I met Shenyi [沈祎] at the book release event I had for the first book I completed. I mentioned to someone that I wanted to find a Shanghainese film photographer to shoot the next batch of people and they invited her to come meet me. The first book's images were very good and gave the right mood and information I was looking for, but I felt that there needed to be a deeper connection between the images, the audio, and the city that could have only come from a native Shanghainese.
I didn’t know what our collaboration would lead to, but with her artistic background and great portfolio, I felt that she would give this project a more intimate look that matched the depth and engagement that I was looking for the images to have.
Our first shoot was Zijin Lu (future release). It was exciting! As it was our first shoot, I knew we would need to sync our expectations for what we wanted for the rest of the project. Shenyi followed us on the walk as I had done for the previous recordings but I think she wanted some time to find her own story of the location. The images were absolutely amazing. After every shoot, waiting for the photos was so unbearable! Eventually, we would shoot after the walks were recorded, at our own pace- the result of which you can see in these books.
As we progressed and shot the rest of the project, I felt that the images became her own story of the city- to step back and see with new eyes, her connection to it and what it meant to be Shanghainese. Her photos were a document of her own (re)discovery of Shanghai and that is exactly what I wanted. Like the stories, her images gave the city a voice.
It was important to me from the beginning that everyone involved with this project, from the production team to the listeners, shared my feeling of endless wonder for this city and my intention to inspire further exploration and examination. Shenyi’s work is great example of this, showing how a personal document can also be a catalyst for people to (re)discover their surroundings.
And so, here she is.
What is your favorite:
Seafood, chocolate, cheese, and home-made dumplings.
When I was teenager, I love red as the only favorite color. When I grew up, I was attracted to different kinds of greys, like in the "impressionist" paintings. I also like white, and other saturated colors such as mustard yellow, purplish blue, etc.
Poetry, cinema, photography are the three important subjects in my life.
My favorite musician is Portishead.
How did you hear about this project?
I heard of it through one of my friends. The first time I met Terence was at the release of the first book of Growing Up With Shanghai.
What part of Shanghai did you grow up?
Zhabei District. It no longer exists because it was combined with Jingan District in 2016.
Tell me about your childhood growing up in Shanghai.
My parents work in the University, so I grew up in a neighborhood near the school. Most of the residents are the colleagues of my parents and most of the children there were my schoolmates ever since kindergarten. I moved away from that area after I graduated from primary school. The neighborhood still exists, but I heard that most of the apartments are rented to immigrants.

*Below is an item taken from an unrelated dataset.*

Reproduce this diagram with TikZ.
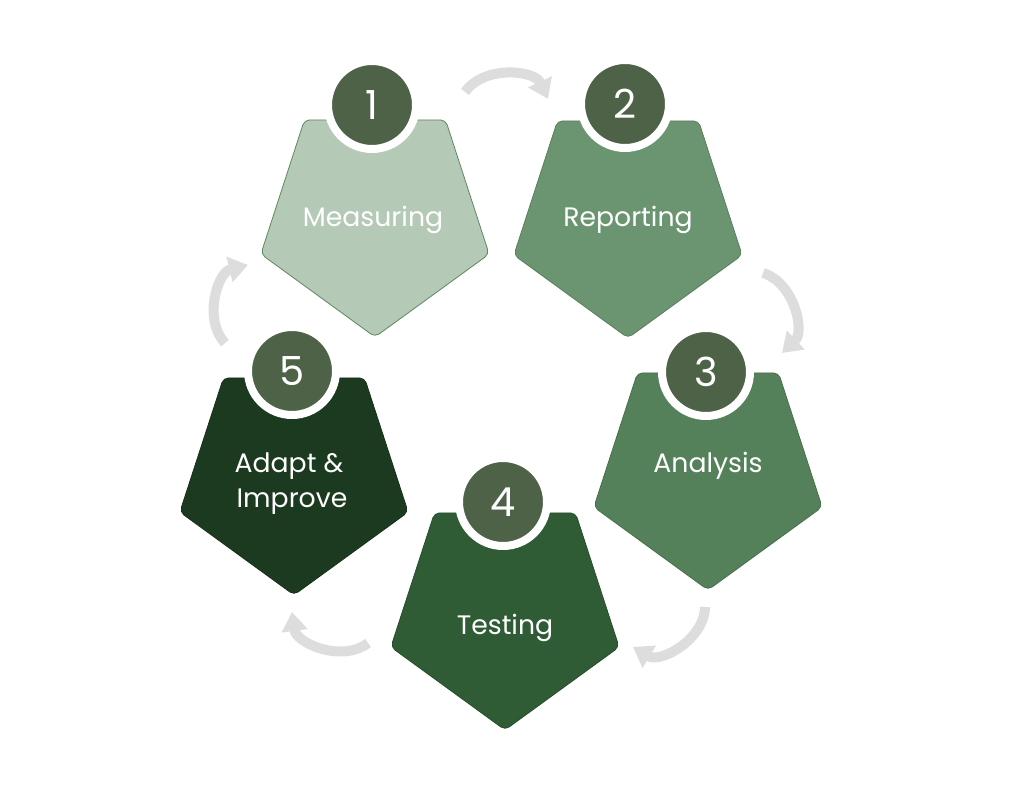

What do you think about this project?
It is very significant. It helps me to explore and discover more about my hometown even though I have lived here for 30 years. It also encourages the protection and the passing down of Shanghainese culture to future generations. We can see the signs of human transformation in building the city, and the resistance of cities to transformation- though these resistances are ultimately futile. In China, all cities may eventually become one, and that is a terrible prospect.
There is an old saying in Chinese, which is: “The spectators see more of the game than the players.” (当局者迷,旁观者清). Terence is a ‘spectator’. It is great that he documents the changes of the city that people aren't usually aware of.
Is it a valuable document of Shanghai? Why?
Yes! It is a document not only in text, but also in sounds and dialect. It is a multi-layered document of this city.
What do you try to capture when you photograph the locations?
Details, the floating and vanishing moment of this city.
Is there a certain photographic style you have for this project?
It’s hard to say. For me, it is like a personal diary, a ‘murmur’ in vision. I deliberately did not record landmark buildings and I wanted to keep the images and narration separate. By doing this, sound, text, and image become a multi-dimensional space. They complement each other, at the same time ask each other questions. I think that we can never objectively record the reality, we can only ‘reflect’ reality. The narrative of all the candidates depends on their memory. It may not be the exact history, but it is their history. These stories are the spark that may help you to recall your own history.
Has it made you learn a little more about Shanghai culture?
Yes. To me, the most moving thing is still everyone’s personal story. Some of these stories I cannot really relate to, but some are ‘closer’ to me. When you finally think that these memories have happened in Shanghai in the past twenty or thirty years, it is quite magical. I also think it is very interesting to listen to the different accents of each narrator.
What equipment did you use for this project?
Most the shots were taken with my Nikon FM2 on a 35mm lens. I also had a Fuji Natura that I sometimes used. One time I borrowed a Mamiya 7 (in Buzhen- future release). The film I used was Fuji and Kodak with different speeds as needed. We would shoot about 3 rolls on a typical walk. There was no post-production on the images that were used save a few that needed a little cropping.